▸ SHORT EXERCISE
Among the entries that follow, locate the line with "Reproduce this screenshot" and the line with "L138,158 L508,158 L508,450". Output those lines and all lines in between, exactly, minus the pictures.

Records from a dataset
>>>

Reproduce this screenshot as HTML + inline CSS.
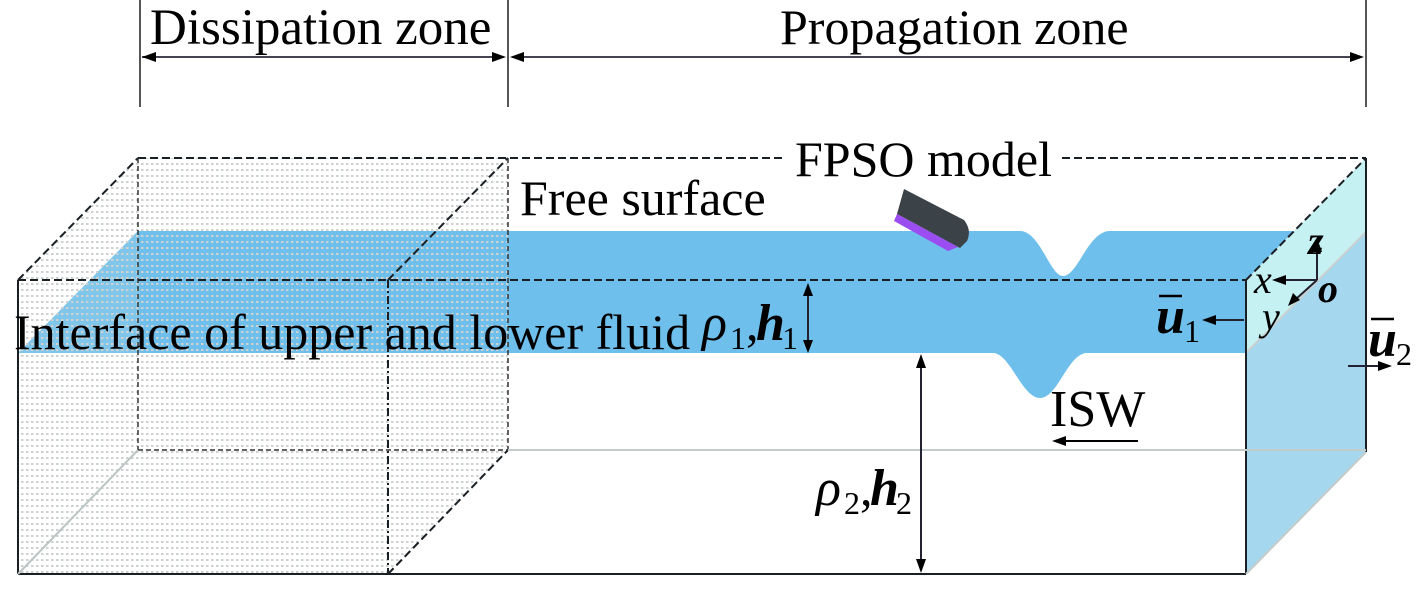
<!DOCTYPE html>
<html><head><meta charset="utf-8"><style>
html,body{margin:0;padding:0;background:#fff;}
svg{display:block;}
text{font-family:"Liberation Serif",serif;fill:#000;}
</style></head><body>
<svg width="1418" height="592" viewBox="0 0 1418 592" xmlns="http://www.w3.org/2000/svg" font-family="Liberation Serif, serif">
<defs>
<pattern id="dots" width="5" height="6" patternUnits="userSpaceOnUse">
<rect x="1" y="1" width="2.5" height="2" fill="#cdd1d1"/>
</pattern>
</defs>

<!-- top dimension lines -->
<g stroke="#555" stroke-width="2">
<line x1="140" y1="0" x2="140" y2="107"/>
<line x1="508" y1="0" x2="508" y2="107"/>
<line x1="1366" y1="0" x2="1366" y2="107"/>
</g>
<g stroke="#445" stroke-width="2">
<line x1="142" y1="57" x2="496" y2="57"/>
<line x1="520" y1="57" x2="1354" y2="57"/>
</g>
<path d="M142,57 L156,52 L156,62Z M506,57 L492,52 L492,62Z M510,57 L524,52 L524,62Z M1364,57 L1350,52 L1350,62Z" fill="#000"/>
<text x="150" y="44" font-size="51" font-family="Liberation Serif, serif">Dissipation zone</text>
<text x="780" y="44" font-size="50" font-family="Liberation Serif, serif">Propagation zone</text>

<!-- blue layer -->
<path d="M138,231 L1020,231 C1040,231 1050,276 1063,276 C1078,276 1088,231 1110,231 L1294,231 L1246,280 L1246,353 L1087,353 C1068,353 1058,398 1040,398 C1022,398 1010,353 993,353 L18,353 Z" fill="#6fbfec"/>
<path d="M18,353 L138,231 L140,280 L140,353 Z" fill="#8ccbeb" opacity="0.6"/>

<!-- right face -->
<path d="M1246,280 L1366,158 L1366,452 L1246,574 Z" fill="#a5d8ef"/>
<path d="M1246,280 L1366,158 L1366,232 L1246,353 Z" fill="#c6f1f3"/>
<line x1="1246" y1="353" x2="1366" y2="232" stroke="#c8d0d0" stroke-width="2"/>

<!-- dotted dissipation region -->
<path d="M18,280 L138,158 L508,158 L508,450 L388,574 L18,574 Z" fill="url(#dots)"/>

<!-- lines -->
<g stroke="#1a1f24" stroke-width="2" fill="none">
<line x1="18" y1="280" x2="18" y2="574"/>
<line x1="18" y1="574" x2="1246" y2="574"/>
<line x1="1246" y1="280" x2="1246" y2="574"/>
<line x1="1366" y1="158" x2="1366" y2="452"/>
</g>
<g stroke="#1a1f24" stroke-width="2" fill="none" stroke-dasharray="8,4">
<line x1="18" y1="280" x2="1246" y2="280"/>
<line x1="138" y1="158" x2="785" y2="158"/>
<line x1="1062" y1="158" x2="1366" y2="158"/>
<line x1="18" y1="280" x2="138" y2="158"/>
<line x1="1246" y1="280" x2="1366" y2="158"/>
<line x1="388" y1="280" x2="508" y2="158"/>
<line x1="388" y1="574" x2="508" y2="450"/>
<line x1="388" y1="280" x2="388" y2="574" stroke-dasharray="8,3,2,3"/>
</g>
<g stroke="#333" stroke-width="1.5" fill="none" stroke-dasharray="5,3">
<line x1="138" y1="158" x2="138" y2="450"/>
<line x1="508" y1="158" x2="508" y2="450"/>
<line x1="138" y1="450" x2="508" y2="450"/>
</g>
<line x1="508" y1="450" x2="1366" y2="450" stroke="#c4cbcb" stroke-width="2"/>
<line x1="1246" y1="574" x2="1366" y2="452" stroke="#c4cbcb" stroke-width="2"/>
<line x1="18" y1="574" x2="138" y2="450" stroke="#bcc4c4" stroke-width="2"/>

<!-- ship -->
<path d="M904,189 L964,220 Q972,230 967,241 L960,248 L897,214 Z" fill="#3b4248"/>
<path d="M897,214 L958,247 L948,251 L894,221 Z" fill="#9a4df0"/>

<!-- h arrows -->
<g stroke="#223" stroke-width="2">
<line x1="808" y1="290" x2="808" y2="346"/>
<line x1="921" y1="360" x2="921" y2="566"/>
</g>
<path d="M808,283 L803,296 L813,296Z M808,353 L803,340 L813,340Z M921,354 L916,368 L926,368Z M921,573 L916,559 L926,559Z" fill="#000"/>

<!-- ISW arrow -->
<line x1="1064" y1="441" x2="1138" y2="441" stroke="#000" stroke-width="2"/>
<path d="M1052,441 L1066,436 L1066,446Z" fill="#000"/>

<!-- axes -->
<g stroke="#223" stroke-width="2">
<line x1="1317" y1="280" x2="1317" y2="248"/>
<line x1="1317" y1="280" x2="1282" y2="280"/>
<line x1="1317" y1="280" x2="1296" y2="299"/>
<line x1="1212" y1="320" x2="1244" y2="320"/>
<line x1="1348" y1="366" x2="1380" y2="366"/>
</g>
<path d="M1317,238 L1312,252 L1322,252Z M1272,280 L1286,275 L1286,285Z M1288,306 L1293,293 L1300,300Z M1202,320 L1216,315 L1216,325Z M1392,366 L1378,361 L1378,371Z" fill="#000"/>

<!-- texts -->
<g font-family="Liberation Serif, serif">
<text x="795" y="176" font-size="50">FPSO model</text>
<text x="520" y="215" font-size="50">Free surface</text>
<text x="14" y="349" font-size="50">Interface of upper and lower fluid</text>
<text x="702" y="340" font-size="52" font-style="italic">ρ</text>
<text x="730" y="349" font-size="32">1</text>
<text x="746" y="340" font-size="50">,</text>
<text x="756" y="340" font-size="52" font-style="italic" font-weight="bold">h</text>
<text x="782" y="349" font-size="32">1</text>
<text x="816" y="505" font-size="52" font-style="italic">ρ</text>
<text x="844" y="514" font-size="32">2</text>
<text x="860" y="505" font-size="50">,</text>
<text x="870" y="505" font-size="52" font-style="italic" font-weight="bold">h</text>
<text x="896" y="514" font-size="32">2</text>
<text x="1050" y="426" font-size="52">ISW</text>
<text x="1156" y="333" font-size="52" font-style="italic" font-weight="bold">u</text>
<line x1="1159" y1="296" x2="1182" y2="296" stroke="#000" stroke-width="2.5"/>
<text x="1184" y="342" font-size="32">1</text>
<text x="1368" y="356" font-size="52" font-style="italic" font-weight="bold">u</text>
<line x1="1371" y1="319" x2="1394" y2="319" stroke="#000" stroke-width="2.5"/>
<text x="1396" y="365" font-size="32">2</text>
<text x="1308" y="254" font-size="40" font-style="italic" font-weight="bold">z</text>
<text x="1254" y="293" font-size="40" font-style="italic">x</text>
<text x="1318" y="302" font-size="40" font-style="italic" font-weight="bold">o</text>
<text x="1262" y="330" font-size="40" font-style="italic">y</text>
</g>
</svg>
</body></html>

<<<
>>>

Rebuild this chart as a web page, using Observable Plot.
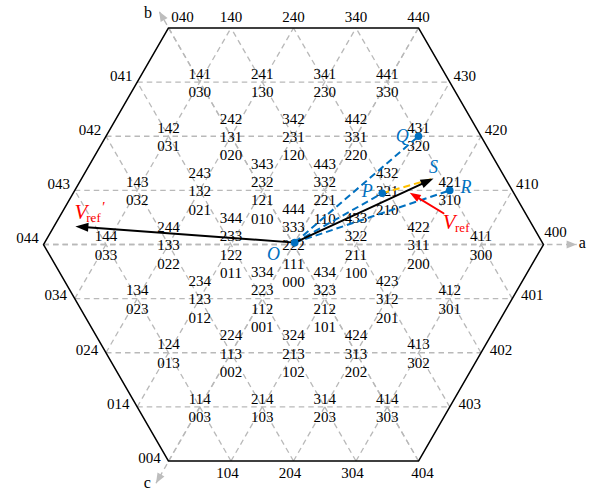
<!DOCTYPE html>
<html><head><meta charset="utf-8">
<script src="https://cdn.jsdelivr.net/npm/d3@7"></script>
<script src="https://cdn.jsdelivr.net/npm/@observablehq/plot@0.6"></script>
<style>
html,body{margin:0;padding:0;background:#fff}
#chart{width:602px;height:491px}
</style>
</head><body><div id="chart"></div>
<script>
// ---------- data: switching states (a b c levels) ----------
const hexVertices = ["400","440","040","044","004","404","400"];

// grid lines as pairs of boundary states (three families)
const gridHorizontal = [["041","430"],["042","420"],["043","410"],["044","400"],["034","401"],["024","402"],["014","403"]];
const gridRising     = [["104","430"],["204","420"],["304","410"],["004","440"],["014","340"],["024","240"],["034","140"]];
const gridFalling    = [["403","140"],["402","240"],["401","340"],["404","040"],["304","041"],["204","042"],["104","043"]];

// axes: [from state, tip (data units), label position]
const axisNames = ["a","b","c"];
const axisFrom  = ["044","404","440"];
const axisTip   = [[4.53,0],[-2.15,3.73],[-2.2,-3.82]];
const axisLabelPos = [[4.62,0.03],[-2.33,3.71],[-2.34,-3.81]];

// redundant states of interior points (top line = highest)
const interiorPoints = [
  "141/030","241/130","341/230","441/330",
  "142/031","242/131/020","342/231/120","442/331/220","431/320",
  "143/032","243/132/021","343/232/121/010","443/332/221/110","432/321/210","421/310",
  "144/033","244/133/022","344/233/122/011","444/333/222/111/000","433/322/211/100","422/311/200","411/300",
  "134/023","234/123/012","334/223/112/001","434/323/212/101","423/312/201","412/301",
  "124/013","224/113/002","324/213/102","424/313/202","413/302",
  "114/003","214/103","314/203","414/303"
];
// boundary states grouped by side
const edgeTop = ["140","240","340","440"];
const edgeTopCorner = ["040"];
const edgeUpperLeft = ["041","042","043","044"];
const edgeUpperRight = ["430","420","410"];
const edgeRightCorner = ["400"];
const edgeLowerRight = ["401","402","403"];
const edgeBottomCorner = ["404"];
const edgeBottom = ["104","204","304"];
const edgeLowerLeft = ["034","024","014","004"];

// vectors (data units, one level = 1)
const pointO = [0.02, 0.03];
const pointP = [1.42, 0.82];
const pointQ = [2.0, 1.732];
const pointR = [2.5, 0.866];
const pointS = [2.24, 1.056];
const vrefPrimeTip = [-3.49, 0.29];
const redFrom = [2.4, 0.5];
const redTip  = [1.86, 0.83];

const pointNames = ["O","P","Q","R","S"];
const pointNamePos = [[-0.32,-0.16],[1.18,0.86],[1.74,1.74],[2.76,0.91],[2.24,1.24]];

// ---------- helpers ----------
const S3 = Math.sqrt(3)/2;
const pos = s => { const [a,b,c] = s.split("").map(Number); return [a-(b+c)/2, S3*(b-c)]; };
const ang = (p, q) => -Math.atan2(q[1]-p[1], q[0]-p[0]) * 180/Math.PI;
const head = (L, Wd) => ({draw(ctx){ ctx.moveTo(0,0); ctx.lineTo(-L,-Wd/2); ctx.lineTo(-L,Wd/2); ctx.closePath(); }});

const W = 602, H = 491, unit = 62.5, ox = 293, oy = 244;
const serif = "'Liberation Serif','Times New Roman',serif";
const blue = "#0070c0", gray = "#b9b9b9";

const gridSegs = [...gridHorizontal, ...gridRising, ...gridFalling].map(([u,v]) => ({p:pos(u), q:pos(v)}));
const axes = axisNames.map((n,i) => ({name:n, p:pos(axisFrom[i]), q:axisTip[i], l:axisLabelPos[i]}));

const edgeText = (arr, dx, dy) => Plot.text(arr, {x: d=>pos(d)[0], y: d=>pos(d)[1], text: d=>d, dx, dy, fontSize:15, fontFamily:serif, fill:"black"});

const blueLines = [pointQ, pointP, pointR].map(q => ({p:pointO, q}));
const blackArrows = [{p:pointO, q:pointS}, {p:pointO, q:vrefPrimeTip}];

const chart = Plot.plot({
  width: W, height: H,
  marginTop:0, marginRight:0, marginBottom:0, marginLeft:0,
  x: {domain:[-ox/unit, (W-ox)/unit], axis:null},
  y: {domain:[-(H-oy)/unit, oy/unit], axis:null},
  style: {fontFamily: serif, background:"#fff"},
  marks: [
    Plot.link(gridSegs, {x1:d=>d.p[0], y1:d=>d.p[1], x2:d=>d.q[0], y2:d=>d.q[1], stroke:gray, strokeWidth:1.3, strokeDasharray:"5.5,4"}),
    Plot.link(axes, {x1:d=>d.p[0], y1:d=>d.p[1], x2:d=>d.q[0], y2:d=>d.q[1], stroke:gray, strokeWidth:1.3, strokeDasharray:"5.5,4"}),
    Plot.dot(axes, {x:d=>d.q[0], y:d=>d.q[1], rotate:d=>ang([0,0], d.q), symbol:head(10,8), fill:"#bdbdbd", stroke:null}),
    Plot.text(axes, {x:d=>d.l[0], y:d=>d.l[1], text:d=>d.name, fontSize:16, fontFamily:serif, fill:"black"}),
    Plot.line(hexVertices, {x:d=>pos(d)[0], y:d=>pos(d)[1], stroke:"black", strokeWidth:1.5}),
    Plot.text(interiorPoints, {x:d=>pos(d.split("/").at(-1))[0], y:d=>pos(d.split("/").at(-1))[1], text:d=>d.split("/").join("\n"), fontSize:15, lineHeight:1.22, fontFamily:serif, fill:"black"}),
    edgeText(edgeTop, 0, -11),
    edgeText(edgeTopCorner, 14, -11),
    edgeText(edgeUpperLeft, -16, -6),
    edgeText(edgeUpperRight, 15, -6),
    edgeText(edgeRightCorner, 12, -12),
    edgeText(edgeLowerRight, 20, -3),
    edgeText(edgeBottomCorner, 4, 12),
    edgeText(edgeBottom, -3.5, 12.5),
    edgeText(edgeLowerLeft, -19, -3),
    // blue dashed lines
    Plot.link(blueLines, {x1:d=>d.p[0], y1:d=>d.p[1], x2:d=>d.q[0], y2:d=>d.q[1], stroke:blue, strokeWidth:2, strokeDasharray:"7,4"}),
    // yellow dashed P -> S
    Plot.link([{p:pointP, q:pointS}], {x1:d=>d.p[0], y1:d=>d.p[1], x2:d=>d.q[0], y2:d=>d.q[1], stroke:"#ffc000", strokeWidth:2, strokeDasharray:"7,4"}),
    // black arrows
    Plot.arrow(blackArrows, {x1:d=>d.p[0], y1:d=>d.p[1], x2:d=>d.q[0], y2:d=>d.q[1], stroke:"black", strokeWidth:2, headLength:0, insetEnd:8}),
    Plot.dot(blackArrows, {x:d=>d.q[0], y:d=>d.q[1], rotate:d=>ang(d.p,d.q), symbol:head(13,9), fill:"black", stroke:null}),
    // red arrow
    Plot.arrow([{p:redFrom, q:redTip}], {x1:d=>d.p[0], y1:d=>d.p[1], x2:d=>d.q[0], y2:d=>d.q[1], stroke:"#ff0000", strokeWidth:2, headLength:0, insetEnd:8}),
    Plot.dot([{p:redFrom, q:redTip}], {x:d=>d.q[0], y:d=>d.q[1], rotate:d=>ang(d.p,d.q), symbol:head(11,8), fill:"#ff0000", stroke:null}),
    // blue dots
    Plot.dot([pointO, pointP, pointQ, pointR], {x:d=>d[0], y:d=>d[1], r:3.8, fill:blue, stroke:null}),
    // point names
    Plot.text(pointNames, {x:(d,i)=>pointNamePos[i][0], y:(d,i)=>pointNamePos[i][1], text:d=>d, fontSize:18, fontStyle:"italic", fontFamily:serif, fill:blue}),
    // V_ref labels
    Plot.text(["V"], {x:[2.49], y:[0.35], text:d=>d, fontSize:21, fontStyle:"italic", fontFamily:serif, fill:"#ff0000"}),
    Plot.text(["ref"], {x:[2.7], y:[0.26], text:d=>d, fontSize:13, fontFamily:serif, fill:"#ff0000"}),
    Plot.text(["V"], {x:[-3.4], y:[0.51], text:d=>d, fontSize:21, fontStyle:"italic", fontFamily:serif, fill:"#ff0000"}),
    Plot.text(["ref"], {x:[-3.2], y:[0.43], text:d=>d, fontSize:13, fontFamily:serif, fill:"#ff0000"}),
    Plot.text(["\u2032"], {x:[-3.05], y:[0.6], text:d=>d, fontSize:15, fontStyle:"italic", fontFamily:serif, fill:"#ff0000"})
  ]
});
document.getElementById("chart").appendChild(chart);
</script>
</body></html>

<<<

▸ COMPLETE ANSWER
Reproduce this screenshot as HTML + inline CSS.
<!DOCTYPE html>
<html><head><meta charset="utf-8"><style>
html,body{margin:0;padding:0;background:#fff;}
svg{display:block;}
text{font-family:"Liberation Serif",serif;fill:#000;}
</style></head><body>
<svg width="1418" height="592" viewBox="0 0 1418 592" xmlns="http://www.w3.org/2000/svg" font-family="Liberation Serif, serif">
<defs>
<pattern id="dots" width="5" height="6" patternUnits="userSpaceOnUse">
<rect x="1" y="1" width="2.5" height="2" fill="#cdd1d1"/>
</pattern>
</defs>

<!-- top dimension lines -->
<g stroke="#555" stroke-width="2">
<line x1="140" y1="0" x2="140" y2="107"/>
<line x1="508" y1="0" x2="508" y2="107"/>
<line x1="1366" y1="0" x2="1366" y2="107"/>
</g>
<g stroke="#445" stroke-width="2">
<line x1="142" y1="57" x2="496" y2="57"/>
<line x1="520" y1="57" x2="1354" y2="57"/>
</g>
<path d="M142,57 L156,52 L156,62Z M506,57 L492,52 L492,62Z M510,57 L524,52 L524,62Z M1364,57 L1350,52 L1350,62Z" fill="#000"/>
<text x="150" y="44" font-size="51" font-family="Liberation Serif, serif">Dissipation zone</text>
<text x="780" y="44" font-size="50" font-family="Liberation Serif, serif">Propagation zone</text>

<!-- blue layer -->
<path d="M138,231 L1020,231 C1040,231 1050,276 1063,276 C1078,276 1088,231 1110,231 L1294,231 L1246,280 L1246,353 L1087,353 C1068,353 1058,398 1040,398 C1022,398 1010,353 993,353 L18,353 Z" fill="#6fbfec"/>
<path d="M18,353 L138,231 L140,280 L140,353 Z" fill="#8ccbeb" opacity="0.6"/>

<!-- right face -->
<path d="M1246,280 L1366,158 L1366,452 L1246,574 Z" fill="#a5d8ef"/>
<path d="M1246,280 L1366,158 L1366,232 L1246,353 Z" fill="#c6f1f3"/>
<line x1="1246" y1="353" x2="1366" y2="232" stroke="#c8d0d0" stroke-width="2"/>

<!-- dotted dissipation region -->
<path d="M18,280 L138,158 L508,158 L508,450 L388,574 L18,574 Z" fill="url(#dots)"/>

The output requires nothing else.